## Excerpted records:
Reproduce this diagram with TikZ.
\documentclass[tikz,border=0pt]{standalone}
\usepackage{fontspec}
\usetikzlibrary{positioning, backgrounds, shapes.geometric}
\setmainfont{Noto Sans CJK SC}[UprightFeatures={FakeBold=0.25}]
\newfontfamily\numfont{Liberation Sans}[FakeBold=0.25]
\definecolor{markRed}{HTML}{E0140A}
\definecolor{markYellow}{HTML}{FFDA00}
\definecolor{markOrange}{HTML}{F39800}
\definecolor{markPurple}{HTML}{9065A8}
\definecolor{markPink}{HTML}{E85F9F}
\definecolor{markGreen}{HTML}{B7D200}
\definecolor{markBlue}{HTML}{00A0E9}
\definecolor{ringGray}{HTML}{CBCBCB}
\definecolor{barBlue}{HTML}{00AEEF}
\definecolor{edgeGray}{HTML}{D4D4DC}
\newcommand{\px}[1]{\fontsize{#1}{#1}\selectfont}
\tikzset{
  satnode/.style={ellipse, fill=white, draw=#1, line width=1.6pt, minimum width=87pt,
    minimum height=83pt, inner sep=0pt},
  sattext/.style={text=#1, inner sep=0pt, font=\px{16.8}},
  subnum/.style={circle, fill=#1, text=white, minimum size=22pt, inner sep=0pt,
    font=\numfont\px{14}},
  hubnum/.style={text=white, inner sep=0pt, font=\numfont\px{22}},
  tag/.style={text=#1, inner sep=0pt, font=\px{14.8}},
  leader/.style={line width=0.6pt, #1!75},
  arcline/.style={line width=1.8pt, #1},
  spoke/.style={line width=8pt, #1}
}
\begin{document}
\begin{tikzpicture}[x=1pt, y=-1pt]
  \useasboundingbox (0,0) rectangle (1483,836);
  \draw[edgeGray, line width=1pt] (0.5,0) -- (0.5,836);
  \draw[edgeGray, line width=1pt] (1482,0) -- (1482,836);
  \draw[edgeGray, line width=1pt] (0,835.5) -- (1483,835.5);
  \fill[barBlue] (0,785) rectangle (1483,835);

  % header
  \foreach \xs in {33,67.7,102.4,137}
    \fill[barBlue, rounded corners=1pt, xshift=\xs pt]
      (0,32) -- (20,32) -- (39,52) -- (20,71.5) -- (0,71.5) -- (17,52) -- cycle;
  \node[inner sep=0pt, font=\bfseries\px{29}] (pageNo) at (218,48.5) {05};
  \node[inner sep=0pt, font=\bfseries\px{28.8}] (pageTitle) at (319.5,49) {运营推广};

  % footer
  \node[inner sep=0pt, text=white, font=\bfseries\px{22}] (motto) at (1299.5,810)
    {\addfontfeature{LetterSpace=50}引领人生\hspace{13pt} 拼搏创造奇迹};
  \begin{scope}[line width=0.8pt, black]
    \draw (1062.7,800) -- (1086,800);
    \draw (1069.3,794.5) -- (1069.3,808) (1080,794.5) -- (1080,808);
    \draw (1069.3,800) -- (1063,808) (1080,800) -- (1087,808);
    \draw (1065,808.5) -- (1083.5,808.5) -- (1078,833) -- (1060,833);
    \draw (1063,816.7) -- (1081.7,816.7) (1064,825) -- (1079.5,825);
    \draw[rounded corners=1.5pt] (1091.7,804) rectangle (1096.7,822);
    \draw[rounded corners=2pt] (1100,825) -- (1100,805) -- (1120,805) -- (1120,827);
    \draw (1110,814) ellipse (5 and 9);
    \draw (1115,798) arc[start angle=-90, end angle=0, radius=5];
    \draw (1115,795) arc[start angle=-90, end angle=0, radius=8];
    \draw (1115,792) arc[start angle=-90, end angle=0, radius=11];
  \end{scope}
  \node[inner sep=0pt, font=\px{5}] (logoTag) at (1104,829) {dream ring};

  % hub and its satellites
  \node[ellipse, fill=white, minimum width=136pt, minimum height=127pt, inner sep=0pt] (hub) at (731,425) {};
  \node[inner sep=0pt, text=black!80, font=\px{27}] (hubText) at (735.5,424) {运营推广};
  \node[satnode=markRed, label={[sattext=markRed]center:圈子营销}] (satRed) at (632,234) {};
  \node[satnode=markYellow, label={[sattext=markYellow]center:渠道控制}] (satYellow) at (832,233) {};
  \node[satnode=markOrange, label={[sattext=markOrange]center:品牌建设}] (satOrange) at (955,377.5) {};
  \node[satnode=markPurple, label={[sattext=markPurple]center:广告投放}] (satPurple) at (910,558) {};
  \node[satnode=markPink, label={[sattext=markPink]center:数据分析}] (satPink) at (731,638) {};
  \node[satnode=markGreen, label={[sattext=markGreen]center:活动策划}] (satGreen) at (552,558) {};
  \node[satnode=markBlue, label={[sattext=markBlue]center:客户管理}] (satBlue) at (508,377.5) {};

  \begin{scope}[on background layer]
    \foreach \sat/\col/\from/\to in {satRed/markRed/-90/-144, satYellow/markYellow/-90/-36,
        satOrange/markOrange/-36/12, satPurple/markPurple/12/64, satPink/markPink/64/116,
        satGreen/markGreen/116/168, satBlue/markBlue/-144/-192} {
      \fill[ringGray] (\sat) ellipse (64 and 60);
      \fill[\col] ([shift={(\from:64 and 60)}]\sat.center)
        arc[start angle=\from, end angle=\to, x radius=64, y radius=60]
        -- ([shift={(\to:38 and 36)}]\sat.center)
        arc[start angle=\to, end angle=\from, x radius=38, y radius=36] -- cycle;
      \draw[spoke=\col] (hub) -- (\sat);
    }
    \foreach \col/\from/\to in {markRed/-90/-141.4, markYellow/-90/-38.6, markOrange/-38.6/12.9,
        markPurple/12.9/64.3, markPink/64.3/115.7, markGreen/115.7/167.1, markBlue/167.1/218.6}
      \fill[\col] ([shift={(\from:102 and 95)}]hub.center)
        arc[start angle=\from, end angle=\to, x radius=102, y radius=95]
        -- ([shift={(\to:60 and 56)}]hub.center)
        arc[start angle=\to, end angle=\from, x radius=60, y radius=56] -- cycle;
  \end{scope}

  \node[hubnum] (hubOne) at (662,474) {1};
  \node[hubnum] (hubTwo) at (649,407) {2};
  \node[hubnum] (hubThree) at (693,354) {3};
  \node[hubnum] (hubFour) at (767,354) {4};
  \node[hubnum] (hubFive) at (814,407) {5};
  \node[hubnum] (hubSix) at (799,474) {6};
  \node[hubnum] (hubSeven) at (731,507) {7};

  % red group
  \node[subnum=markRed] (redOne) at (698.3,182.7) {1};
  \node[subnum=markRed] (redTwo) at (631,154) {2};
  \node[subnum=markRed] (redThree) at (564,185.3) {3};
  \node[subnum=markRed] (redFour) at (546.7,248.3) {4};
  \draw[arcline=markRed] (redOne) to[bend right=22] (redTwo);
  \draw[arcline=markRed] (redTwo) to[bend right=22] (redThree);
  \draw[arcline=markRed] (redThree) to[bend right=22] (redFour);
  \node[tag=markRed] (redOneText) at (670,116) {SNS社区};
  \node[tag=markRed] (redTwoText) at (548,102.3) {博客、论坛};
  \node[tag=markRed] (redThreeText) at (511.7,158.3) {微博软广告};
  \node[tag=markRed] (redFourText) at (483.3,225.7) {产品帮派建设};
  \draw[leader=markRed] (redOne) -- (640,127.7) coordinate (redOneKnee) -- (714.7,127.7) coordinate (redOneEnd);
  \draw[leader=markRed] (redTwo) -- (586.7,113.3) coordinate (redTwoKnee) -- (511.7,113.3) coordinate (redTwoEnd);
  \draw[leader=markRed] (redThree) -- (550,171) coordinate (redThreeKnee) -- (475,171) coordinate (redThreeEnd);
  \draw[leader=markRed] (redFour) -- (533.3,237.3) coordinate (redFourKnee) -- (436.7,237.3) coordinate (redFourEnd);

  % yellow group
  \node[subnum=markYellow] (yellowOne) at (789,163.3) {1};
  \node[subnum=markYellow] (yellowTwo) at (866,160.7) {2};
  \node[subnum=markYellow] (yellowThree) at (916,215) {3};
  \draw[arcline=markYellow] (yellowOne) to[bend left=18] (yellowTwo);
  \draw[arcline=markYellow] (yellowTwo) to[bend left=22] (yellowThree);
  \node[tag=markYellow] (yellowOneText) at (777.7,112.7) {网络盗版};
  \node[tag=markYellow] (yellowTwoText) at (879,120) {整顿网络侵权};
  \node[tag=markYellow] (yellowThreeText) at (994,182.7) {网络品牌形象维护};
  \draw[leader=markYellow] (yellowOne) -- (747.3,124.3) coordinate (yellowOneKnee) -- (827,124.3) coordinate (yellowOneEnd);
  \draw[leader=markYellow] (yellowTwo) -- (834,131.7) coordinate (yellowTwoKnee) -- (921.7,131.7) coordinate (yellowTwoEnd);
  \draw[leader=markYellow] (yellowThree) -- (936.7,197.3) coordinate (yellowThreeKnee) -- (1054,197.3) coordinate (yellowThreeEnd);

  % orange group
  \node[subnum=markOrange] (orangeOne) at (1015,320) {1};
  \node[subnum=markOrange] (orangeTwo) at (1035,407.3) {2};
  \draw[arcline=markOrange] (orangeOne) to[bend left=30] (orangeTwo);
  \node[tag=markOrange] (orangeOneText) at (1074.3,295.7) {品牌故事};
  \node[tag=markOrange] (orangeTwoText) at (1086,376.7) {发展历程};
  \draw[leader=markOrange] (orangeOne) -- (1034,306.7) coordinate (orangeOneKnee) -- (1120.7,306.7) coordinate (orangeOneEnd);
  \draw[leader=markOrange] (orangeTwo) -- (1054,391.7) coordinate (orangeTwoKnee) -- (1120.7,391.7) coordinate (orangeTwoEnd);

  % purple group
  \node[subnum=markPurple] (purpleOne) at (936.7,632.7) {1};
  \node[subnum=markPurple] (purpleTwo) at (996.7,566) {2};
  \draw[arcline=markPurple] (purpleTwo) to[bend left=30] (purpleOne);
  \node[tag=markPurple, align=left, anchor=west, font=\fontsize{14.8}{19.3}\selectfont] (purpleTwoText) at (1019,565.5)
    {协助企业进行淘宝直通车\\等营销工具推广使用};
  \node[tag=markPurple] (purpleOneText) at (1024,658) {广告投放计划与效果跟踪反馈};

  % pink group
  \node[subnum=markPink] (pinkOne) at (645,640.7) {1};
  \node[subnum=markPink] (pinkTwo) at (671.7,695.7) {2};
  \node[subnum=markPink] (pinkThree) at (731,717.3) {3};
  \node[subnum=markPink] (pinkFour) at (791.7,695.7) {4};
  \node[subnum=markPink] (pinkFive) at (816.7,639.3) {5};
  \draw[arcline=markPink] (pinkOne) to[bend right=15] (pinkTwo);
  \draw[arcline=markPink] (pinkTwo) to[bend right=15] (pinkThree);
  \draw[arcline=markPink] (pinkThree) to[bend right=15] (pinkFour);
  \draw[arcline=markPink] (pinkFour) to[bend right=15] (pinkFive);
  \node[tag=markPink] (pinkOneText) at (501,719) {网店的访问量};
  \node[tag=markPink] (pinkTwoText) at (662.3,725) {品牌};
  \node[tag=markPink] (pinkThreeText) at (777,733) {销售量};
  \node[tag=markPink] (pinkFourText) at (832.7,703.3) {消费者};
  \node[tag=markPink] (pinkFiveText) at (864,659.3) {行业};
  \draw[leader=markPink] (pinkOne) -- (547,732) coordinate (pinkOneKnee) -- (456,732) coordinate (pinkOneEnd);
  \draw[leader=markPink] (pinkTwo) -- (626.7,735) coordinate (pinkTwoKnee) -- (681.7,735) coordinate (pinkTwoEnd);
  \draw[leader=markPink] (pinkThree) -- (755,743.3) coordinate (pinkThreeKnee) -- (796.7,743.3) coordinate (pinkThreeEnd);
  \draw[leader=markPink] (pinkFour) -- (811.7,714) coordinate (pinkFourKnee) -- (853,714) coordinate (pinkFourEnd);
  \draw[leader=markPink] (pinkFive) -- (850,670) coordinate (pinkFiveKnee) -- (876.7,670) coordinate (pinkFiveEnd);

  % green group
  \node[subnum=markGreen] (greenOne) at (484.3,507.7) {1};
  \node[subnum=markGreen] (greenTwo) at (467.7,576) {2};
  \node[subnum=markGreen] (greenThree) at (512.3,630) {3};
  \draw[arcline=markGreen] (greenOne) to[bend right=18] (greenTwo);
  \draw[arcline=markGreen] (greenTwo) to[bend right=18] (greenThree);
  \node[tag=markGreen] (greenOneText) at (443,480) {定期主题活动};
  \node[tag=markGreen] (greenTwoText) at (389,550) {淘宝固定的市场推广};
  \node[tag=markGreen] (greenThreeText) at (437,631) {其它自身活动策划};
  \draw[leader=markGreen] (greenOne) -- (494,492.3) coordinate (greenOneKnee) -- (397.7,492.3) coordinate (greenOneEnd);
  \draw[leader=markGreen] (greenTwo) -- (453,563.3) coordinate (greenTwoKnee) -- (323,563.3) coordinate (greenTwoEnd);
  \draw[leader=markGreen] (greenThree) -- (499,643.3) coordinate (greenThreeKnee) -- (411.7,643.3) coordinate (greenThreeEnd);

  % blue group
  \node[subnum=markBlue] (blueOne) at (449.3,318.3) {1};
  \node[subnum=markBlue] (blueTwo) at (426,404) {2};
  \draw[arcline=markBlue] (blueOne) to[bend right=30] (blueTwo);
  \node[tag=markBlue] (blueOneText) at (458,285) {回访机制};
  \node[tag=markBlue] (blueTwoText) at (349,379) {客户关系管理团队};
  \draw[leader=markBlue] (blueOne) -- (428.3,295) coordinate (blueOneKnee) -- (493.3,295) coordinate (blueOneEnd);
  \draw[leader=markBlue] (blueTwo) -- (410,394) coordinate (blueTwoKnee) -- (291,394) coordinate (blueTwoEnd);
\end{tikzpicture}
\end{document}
--
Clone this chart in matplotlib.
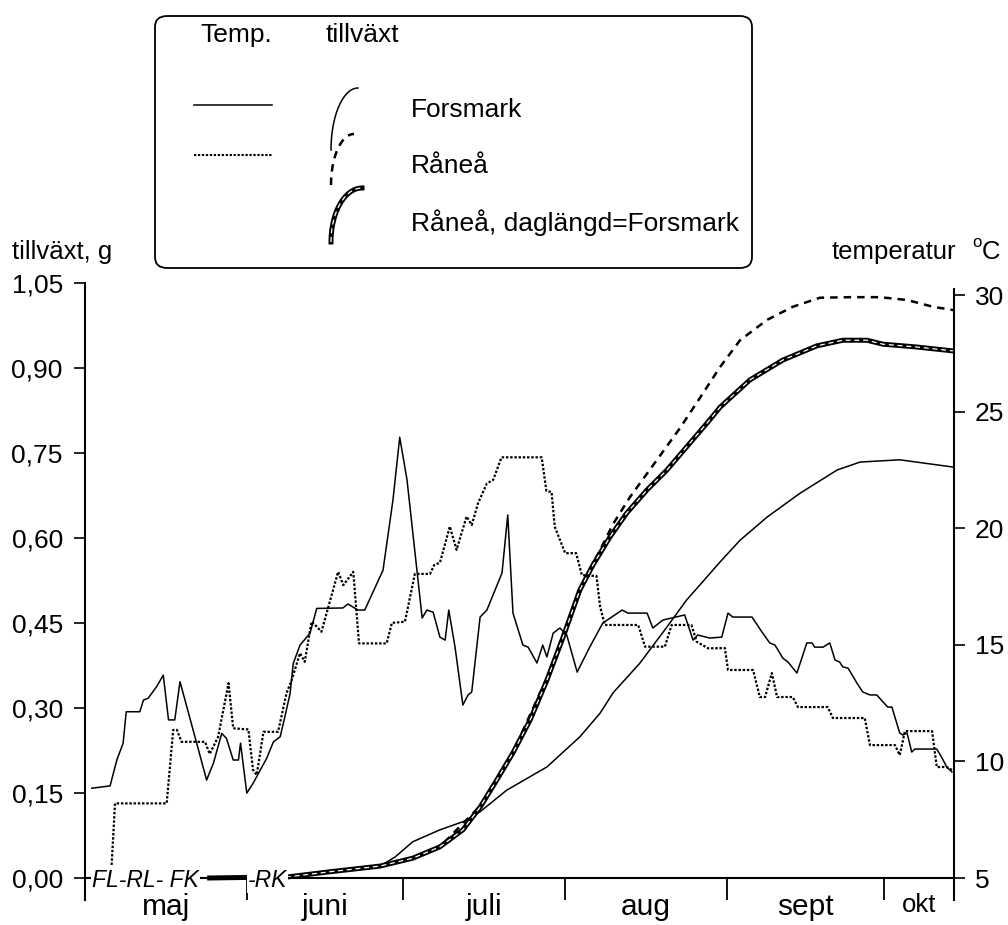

## Required task:
Pull every line containing "this" from the material above.

## Complete output:
Reproduce this diagram with TikZ.
Clone this chart in matplotlib.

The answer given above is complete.